|| ||"Paul W. Frields" <stickster-AT-gmail.com>|
|| ||Re: Board term limits|
|| ||Tue, 22 Jul 2008 12:24:16 -0400|
On Tue, 2008-07-22 at 08:55 -0700, Luis Villa wrote:
> On Tue, Jul 22, 2008 at 5:52 AM, Paul W. Frields <firstname.lastname@example.org> wrote:
> > During the discussion following the Board election, the subject of term
> > limits was raised. Generally those who commented on term limits thought
> > they were a good idea, including several Board members. I've written up
> > a proposal to amend the Board's succession plan with term limits, in the
> > hopes that these limits would encourage continual but gentle change in
> > the Board's elected membership over time.
> > https://fedoraproject.org/wiki/User:Pfrields/Proposal_for...

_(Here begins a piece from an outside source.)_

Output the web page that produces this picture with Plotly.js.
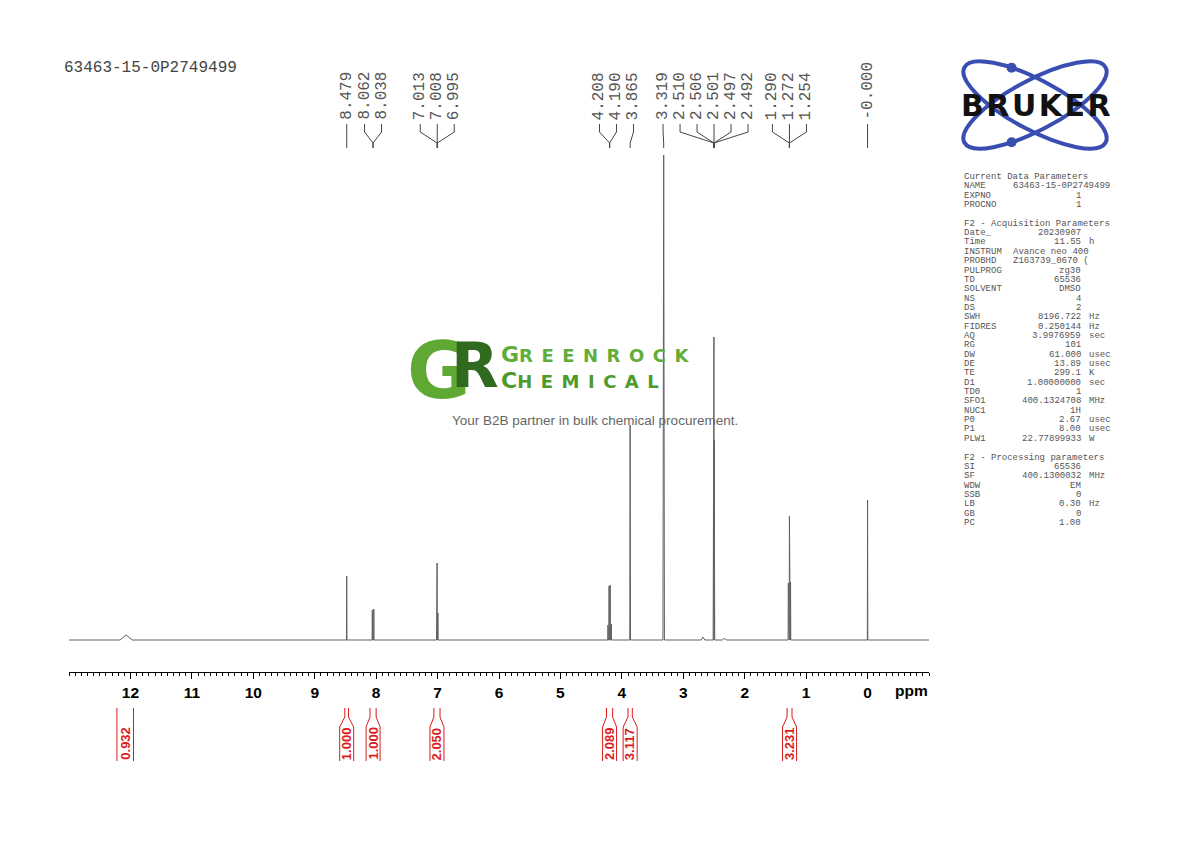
<!DOCTYPE html>
<html><head><meta charset="utf-8">
<script src="https://cdn.plot.ly/plotly-3.0.1.min.js"></script>
<style>html,body{margin:0;padding:0;background:#fff}</style>
</head><body>
<div id="chart" style="width:1190px;height:842px"></div>
<script>
// ---------------- DATA ----------------
const sampleName = "63463-15-0P2749499";

// spectrum lines (ppm), heights (arbitrary intensity), half base widths (ppm)
const peakPpm       = [12.07, 8.479, 8.062, 8.038, 7.013, 7.008, 6.995, 4.226, 4.208, 4.190, 4.172, 3.865, 3.319, 2.68, 2.510, 2.506, 2.501, 2.497, 2.492, 2.33, 1.290, 1.272, 1.254, 0.000];
const peakHeight    = [5,     64,    30,    31,    45,    77,    27,    15,    54,    55,    16,    215,   485,   3,    100,   200,   303,   200,   100,   2,    57,    124,   58,    140];
const peakHalfWidth = [0.10,  0.004, 0.004, 0.004, 0.004, 0.004, 0.004, 0.004, 0.004, 0.004, 0.004, 0.006, 0.012, 0.03, 0.004, 0.004, 0.004, 0.004, 0.004, 0.03, 0.004, 0.004, 0.004, 0.004];

// peak picking labels
const peakLabels = ["8.479","8.062","8.038","7.013","7.008","6.995","4.208","4.190","3.865","3.319","2.510","2.506","2.501","2.497","2.492","1.290","1.272","1.254","-0.000"];
const peakLabelGroups = [0,1,1,2,2,2,3,3,4,5,6,6,6,6,6,7,7,7,8];

// integrals
const integralFrom  = [12.22, 8.51, 8.10, 7.06, 4.25, 3.90, 1.31];
const integralTo    = [11.95, 8.45, 8.00, 6.96, 4.15, 3.83, 1.23];
const integralValue = ["0.932","1.000","1.000","2.050","2.089","3.117","3.231"];

// axis ticks
const tickValues = [12,11,10,9,8,7,6,5,4,3,2,1,0];
const tickLabels = ["12","11","10","9","8","7","6","5","4","3","2","1","0"];
const axisUnit = "ppm";

// parameter block
const paramTitle1  = "Current Data Parameters";
const paramKeys1   = ["NAME","EXPNO","PROCNO"];
const paramValues1 = ["63463-15-0P2749499","1","1"];
const paramUnits1  = ["","",""];
const paramTitle2  = "F2 - Acquisition Parameters";
const paramKeys2   = ["Date_","Time","INSTRUM","PROBHD","PULPROG","TD","SOLVENT","NS","DS","SWH","FIDRES","AQ","RG","DW","DE","TE","D1","TD0","SFO1","NUC1","P0","P1","PLW1"];
const paramValues2 = ["20230907","11.55","Avance neo 400","Z163739_0670 (","zg30","65536","DMSO","4","2","8196.722","0.250144","3.9976959","101","61.000","13.89","299.1","1.00000000","1","400.1324708","1H","2.67","8.00","22.77899933"];
const paramUnits2  = ["","h","","","","","","","","Hz","Hz","sec","","usec","usec","K","sec","","MHz","","usec","usec","W"];
const paramTitle3  = "F2 - Processing parameters";
const paramKeys3   = ["SI","SF","WDW","SSB","LB","GB","PC"];
const paramValues3 = ["65536","400.1300032","EM","0","0.30","0","1.00"];
const paramUnits3  = ["","MHz","","","Hz","",""];

const brandName = "BRUKER";
const wmMark = ["G","R"];
const wmLine1 = ["G","REENROCK"];
const wmLine2 = ["C","HEMICAL"];
const wmTagline = "Your B2B partner in bulk chemical procurement.";

// ---------------- LAYOUT HELPERS ----------------
const W = 1190, H = 842;
const PL = 69, PR = 929, PT = 150, PB = 672;
const xRange = [13, -1];
const ppmPerPx = (xRange[0] - xRange[1]) / (PR - PL);
const px2x = px => (px - PL) / (PR - PL);
const py2y = py => (PB - py) / (PB - PT);

// ---------------- SPECTRUM TRACE ----------------
const order = peakPpm.map((p, i) => i).sort((a, b) => peakPpm[b] - peakPpm[a]);
const specX = [xRange[0]], specY = [0];
order.forEach(i => {
  const p = peakPpm[i], h = peakHeight[i], w = peakHalfWidth[i];
  specX.push(p + w, p, p - w);
  specY.push(0, h, 0);
});
specX.push(xRange[1]); specY.push(0);

const trace = {
  x: specX, y: specY, type: 'scatter', mode: 'lines',
  line: {color: '#606060', width: 1}, hoverinfo: 'skip', showlegend: false
};

const shapes = [];
const annotations = [];

// ---------------- PEAK LABELS ----------------
const labelPpm = peakLabels.map(s => parseFloat(s));
const gap = 17 * ppmPerPx;
let clusters = [];
labelPpm.forEach((p, i) => {
  clusters.push({sum: p, n: 1, first: i});
  while (clusters.length > 1) {
    const b = clusters[clusters.length - 1], a = clusters[clusters.length - 2];
    const aRight = a.sum / a.n - (a.n - 1) / 2 * gap;
    const bLeft = b.sum / b.n + (b.n - 1) / 2 * gap;
    if (aRight - bLeft < gap) {
      clusters.splice(clusters.length - 2, 2, {sum: a.sum + b.sum, n: a.n + b.n, first: a.first});
    } else break;
  }
});
const labelPos = [];
clusters.forEach(c => {
  const ctr = c.sum / c.n;
  for (let k = 0; k < c.n; k++) labelPos[c.first + k] = ctr + ((c.n - 1) / 2 - k) * gap;
});
const groupCenter = {};
peakLabelGroups.forEach((g, i) => { (groupCenter[g] = groupCenter[g] || []).push(labelPpm[i]); });
Object.keys(groupCenter).forEach(g => { const a = groupCenter[g]; groupCenter[g] = a.reduce((s, v) => s + v, 0) / a.length; });

const lineStyle = {color: '#444444', width: 1};
peakLabels.forEach((t, i) => {
  const lx = labelPos[i], gx = groupCenter[peakLabelGroups[i]];
  annotations.push({x: lx, xref: 'x', y: py2y(121), yref: 'paper', text: t, textangle: -90,
    xanchor: 'center', yanchor: 'bottom', showarrow: false, borderpad: 0,
    font: {family: 'Liberation Mono, Courier New, monospace', size: 16, color: '#555555'}});
  shapes.push({type: 'path', xref: 'x', yref: 'paper', line: lineStyle,
    path: `M${lx},${py2y(124)} L${lx},${py2y(132)} L${gx},${py2y(143)} L${gx},${py2y(148)}`});
});

// ---------------- INTEGRALS ----------------
const hb = 7 * ppmPerPx;
const red = '#dc1a1a';
integralValue.forEach((v, i) => {
  const a = integralFrom[i], b = integralTo[i], c = (a + b) / 2;
  let path;
  if ((a - b) / 2 >= hb) {
    path = `M${a},${py2y(708)} L${a},${py2y(761)} M${b},${py2y(708)} L${b},${py2y(761)}`;
  } else {
    path = `M${a},${py2y(708)} L${a},${py2y(717)} L${c + hb},${py2y(727)} L${c + hb},${py2y(761)}` +
           ` M${b},${py2y(708)} L${b},${py2y(717)} L${c - hb},${py2y(727)} L${c - hb},${py2y(761)}`;
  }
  shapes.push({type: 'path', xref: 'x', yref: 'paper', path, line: {color: red, width: 1}});
  annotations.push({x: c, xref: 'x', y: py2y(761), yref: 'paper', text: v, textangle: -90,
    xanchor: 'center', yanchor: 'bottom', showarrow: false, borderpad: 0,
    font: {family: 'Liberation Sans, Arial, sans-serif', size: 13, color: red, weight: 'bold'}});
});

// axis unit
annotations.push({x: -0.72, xref: 'x', y: py2y(690), yref: 'paper', text: axisUnit, showarrow: false,
  xanchor: 'center', yanchor: 'middle',
  font: {family: 'Liberation Sans, Arial', size: 15.5, color: '#000', weight: 'bold'}});

// title
annotations.push({x: px2x(62), xref: 'paper', y: py2y(68), yref: 'paper', text: sampleName, showarrow: false,
  xanchor: 'left', yanchor: 'middle', font: {family: 'Liberation Mono, Courier New, monospace', size: 16, color: '#444'}});

// ---------------- PARAMETER BLOCK ----------------
const mono9 = {family: 'Liberation Mono, Courier New, monospace', size: 9, color: '#555555'};
const lines = [];
function addSection(title, keys, vals, units) {
  lines.push({title});
  keys.forEach((k, i) => lines.push({k, v: vals[i], u: units[i]}));
}
addSection(paramTitle1, paramKeys1, paramValues1, paramUnits1); lines.push(null);
addSection(paramTitle2, paramKeys2, paramValues2, paramUnits2); lines.push(null);
addSection(paramTitle3, paramKeys3, paramValues3, paramUnits3);
const colX0 = 963, cw = 5.42;
lines.forEach((ln, i) => {
  if (!ln) return;
  const y = py2y(177 + i * 9.35);
  if (ln.title) {
    annotations.push({x: px2x(colX0), xref: 'paper', y, yref: 'paper', text: ln.title, showarrow: false,
      xanchor: 'left', yanchor: 'middle', font: mono9, borderpad: 0});
    return;
  }
  annotations.push({x: px2x(colX0), xref: 'paper', y, yref: 'paper', text: ln.k, showarrow: false,
    xanchor: 'left', yanchor: 'middle', font: mono9, borderpad: 0});
  if (ln.v.length <= 13) {
    annotations.push({x: px2x(colX0 + 22 * cw), xref: 'paper', y, yref: 'paper', text: ln.v, showarrow: false,
      xanchor: 'right', yanchor: 'middle', font: mono9, borderpad: 0});
  } else {
    annotations.push({x: px2x(colX0 + 9 * cw), xref: 'paper', y, yref: 'paper', text: ln.v, showarrow: false,
      xanchor: 'left', yanchor: 'middle', font: mono9, borderpad: 0});
  }
  if (ln.u) annotations.push({x: px2x(colX0 + 23 * cw), xref: 'paper', y, yref: 'paper', text: ln.u, showarrow: false,
    xanchor: 'left', yanchor: 'middle', font: mono9, borderpad: 0});
});

// ---------------- BRUKER LOGO ----------------
const brukerSvg = '<svg xmlns="http://www.w3.org/2000/svg" width="175" height="100" viewBox="0 0 175 100">' +
  '<g fill="none" stroke="#3a4db1" stroke-width="4">' +
  '<ellipse cx="85" cy="50" rx="80" ry="25" transform="rotate(28 85 50)"/>' +
  '<ellipse cx="85" cy="50" rx="80" ry="25" transform="rotate(-28 85 50)"/></g>' +
  '<circle cx="61.6" cy="12.7" r="5" fill="#3a4db1"/><circle cx="61.6" cy="87.3" r="5" fill="#3a4db1"/></svg>';
const images = [{
  source: 'data:image/svg+xml;charset=utf-8,' + encodeURIComponent(brukerSvg),
  xref: 'paper', yref: 'paper', x: px2x(950), y: py2y(55), sizex: 175 / (PR - PL), sizey: 100 / (PB - PT),
  xanchor: 'left', yanchor: 'top', sizing: 'stretch', layer: 'above'
}];
annotations.push({x: px2x(1037), xref: 'paper', y: py2y(106), yref: 'paper',
  text: `<span style="letter-spacing:2.5px">${brandName}</span>`, showarrow: false,
  xanchor: 'center', yanchor: 'middle', font: {family: 'DejaVu Sans, Arial', size: 30, color: '#111', weight: 'bold'}});

// ---------------- GREENROCK WATERMARK ----------------
annotations.push({x: px2x(406), xref: 'paper', y: py2y(371), yref: 'paper',
  text: `<span style="font-size:78px;fill:#5fa834;letter-spacing:-20px">${wmMark[0]}</span><span style="font-size:62px;fill:#2f6a1f;baseline-shift:11px">${wmMark[1]}</span>`,
  showarrow: false, xanchor: 'left', yanchor: 'middle', borderpad: 0,
  font: {family: 'DejaVu Sans, Arial', size: 62, color: '#2f6a1f', weight: 'bold'}});
annotations.push({x: px2x(500), xref: 'paper', y: py2y(354.4), yref: 'paper',
  text: `<span style="font-size:22px">${wmLine1[0]}</span><span style="letter-spacing:8.5px">${wmLine1[1]}</span>`,
  showarrow: false, xanchor: 'left', yanchor: 'middle', borderpad: 0,
  font: {family: 'DejaVu Sans, Arial', size: 18, color: '#62ad3a', weight: 'bold'}});
annotations.push({x: px2x(500), xref: 'paper', y: py2y(380.6), yref: 'paper',
  text: `<span style="font-size:22px">${wmLine2[0]}</span><span style="letter-spacing:8.5px">${wmLine2[1]}</span>`,
  showarrow: false, xanchor: 'left', yanchor: 'middle', borderpad: 0,
  font: {family: 'DejaVu Sans, Arial', size: 18, color: '#4f9a2c', weight: 'bold'}});
annotations.push({x: px2x(594.5), xref: 'paper', y: py2y(421), yref: 'paper', text: wmTagline, showarrow: false,
  xanchor: 'center', yanchor: 'middle', font: {family: 'Liberation Sans, Arial', size: 13.5, color: '#666'}});

// ---------------- LAYOUT ----------------
const layout = {
  width: W, height: H, autosize: false,
  margin: {l: PL, r: W - PR, t: PT, b: H - PB, pad: 0},
  paper_bgcolor: '#fff', plot_bgcolor: 'rgba(0,0,0,0)',
  showlegend: false,
  xaxis: {
    range: xRange, autorange: false, showgrid: false, zeroline: false,
    showline: true, linecolor: '#000', linewidth: 1, mirror: false,
    ticks: 'outside', ticklen: 6, tickwidth: 1, tickcolor: '#000',
    tickmode: 'array', tickvals: tickValues, ticktext: tickLabels,
    tickfont: {family: 'Liberation Sans, Arial', size: 15.5, color: '#000', weight: 'bold'},
    minor: {tickmode: 'linear', tick0: 0, dtick: 0.1, ticks: 'outside', ticklen: 2.5, tickwidth: 1, tickcolor: '#000', showgrid: false},
    fixedrange: true
  },
  yaxis: {range: [-(PB - 640), 490], autorange: false, visible: false, showgrid: false, zeroline: false, fixedrange: true},
  shapes, annotations, images
};

Plotly.newPlot('chart', [trace], layout, {staticPlot: true, displayModeBar: false});
</script>
</body></html>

> > Comments appreciated either here or in the discussion page for the
> > proposal on the wiki. I'll bring this before the Board for final
> > discussion and a vote at our August 5th session, which will likely be a
> > public IRC meeting.
> This may well reflect my position as an entrenched incumbent ;) but a
> little more explanation of what problem this solves would be good.
> Incumbents may have a lot of valuable institutional memory, so making
> them step away on a schedule might not be ideal. If you're concerned
> about people overstaying their welcome and getting new blood on board,
> it might be better to focus on how to get new blood involved and
> increase the new blood's profile, and how to measure involvement of
> incumbents (possibly privately) so that they get the message that they
> are fading and ought to formalize that by fading out completely.
> You mention Notting's wisdom in this sense, which reminds me that
> getting rid of institutional knowledge is particularly problematic
> given the elected/appointed split- if this actually applies only to
> elected members, you're automatically putting the elected members at
> an institutional memory disadvantage relative to the appointed
The problem at hand was the perceived dominance by full-time Fedora
people on the Board. People who spend their entire $DAYJOB as well as
their spare time on Fedora are automatically very involved and visible.
That can translate directly to votes on the basis of name recognition,
which really disadvantages people who are very involved, but in a
somewhat more limited fashion because they don't have the luxury of
doing Fedora all day every day. (Maybe a similar advantage would go to
someone unemployed, but let's not argue that for right now.) ;-)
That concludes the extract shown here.